Exercise aim: Retype exactly the lines below, beginning with the first and ending with the line where "import numpy as np" appears.

[BEGIN]

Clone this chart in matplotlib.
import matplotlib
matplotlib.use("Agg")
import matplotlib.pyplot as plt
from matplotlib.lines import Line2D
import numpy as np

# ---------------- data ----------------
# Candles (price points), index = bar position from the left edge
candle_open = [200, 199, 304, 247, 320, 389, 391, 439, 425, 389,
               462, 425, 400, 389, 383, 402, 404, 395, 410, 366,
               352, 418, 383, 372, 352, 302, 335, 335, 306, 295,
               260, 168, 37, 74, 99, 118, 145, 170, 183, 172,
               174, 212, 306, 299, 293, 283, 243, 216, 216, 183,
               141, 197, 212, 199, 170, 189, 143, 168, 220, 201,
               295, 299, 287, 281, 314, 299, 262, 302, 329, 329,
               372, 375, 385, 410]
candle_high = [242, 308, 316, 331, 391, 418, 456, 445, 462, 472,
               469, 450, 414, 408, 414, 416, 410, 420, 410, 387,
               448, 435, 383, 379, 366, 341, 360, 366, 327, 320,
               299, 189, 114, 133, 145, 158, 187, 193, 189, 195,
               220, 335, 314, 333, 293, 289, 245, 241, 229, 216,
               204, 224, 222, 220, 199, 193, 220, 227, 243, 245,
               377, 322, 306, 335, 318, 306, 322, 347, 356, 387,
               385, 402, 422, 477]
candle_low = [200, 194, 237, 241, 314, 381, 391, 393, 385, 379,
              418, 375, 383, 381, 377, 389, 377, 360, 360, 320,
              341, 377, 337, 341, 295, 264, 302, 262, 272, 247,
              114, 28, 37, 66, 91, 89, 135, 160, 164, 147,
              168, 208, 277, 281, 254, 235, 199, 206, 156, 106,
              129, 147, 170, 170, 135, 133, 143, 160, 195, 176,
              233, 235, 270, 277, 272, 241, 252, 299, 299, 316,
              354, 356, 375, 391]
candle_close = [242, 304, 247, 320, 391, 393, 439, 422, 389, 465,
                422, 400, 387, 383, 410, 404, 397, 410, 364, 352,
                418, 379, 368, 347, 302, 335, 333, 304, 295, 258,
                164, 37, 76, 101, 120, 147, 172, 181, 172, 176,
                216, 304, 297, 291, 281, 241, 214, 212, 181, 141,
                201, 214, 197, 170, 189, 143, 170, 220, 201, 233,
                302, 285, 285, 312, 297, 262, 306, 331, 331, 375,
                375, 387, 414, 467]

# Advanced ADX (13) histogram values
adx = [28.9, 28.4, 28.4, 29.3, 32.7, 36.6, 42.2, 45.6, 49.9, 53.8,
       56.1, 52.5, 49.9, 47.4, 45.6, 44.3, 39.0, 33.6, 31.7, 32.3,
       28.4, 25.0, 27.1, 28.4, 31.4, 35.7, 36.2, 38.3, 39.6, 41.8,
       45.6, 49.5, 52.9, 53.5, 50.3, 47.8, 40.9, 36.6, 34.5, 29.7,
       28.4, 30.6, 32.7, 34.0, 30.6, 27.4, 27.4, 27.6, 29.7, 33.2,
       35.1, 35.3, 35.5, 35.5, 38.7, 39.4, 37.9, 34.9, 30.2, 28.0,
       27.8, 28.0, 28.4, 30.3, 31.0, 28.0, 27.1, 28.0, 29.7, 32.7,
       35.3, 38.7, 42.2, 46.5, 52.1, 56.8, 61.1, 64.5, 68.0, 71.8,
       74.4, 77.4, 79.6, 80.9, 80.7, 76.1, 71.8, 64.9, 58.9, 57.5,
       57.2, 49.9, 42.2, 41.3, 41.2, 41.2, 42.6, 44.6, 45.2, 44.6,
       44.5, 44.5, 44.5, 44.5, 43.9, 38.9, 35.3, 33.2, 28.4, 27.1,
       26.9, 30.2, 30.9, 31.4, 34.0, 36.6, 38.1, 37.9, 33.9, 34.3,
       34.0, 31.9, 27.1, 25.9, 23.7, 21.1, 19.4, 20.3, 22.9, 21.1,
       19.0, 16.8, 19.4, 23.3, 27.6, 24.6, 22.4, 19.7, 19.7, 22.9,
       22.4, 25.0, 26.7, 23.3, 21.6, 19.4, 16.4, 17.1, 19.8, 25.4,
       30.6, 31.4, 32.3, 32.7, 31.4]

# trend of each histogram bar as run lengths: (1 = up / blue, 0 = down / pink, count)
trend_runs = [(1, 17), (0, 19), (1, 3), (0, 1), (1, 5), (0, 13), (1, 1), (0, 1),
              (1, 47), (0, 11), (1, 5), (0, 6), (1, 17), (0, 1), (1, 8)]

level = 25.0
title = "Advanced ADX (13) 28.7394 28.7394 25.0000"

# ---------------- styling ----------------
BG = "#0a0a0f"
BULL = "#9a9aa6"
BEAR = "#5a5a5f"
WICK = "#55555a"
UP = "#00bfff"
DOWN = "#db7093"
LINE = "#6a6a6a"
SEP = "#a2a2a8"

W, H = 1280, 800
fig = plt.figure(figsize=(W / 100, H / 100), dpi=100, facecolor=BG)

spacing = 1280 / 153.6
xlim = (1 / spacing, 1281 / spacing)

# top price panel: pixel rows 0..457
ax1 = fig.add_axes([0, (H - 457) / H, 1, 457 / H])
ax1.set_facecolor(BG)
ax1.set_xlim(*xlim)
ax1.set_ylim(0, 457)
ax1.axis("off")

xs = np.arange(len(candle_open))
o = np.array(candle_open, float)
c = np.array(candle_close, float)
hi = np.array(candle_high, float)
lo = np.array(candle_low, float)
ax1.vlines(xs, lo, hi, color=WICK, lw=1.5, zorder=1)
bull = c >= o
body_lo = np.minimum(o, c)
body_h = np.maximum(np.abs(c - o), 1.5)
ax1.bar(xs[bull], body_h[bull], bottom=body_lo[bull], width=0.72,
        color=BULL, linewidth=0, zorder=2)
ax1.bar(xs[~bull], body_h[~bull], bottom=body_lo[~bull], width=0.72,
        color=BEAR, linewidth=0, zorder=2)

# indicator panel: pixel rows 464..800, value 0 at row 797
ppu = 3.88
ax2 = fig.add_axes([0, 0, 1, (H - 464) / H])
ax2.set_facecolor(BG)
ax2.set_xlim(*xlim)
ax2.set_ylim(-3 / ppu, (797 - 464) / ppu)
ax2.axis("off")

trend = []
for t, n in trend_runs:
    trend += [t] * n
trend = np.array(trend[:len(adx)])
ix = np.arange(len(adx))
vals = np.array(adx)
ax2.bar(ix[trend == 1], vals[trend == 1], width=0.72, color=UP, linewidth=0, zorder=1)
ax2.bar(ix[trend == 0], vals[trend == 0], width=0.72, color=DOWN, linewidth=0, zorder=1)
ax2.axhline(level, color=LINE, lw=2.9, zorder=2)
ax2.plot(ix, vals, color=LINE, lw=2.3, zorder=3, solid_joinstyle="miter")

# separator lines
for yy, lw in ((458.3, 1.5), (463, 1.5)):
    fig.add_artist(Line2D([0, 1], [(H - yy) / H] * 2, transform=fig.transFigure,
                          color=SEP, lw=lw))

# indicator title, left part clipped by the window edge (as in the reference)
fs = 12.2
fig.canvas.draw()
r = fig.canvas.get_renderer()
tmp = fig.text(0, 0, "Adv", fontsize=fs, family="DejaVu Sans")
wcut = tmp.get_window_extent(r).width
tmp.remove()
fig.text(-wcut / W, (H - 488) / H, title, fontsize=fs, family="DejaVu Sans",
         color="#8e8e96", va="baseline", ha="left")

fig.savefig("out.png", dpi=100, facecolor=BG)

[END]

Correct answer:
Clone this chart in matplotlib.
import matplotlib
matplotlib.use("Agg")
import matplotlib.pyplot as plt
from matplotlib.lines import Line2D
import numpy as np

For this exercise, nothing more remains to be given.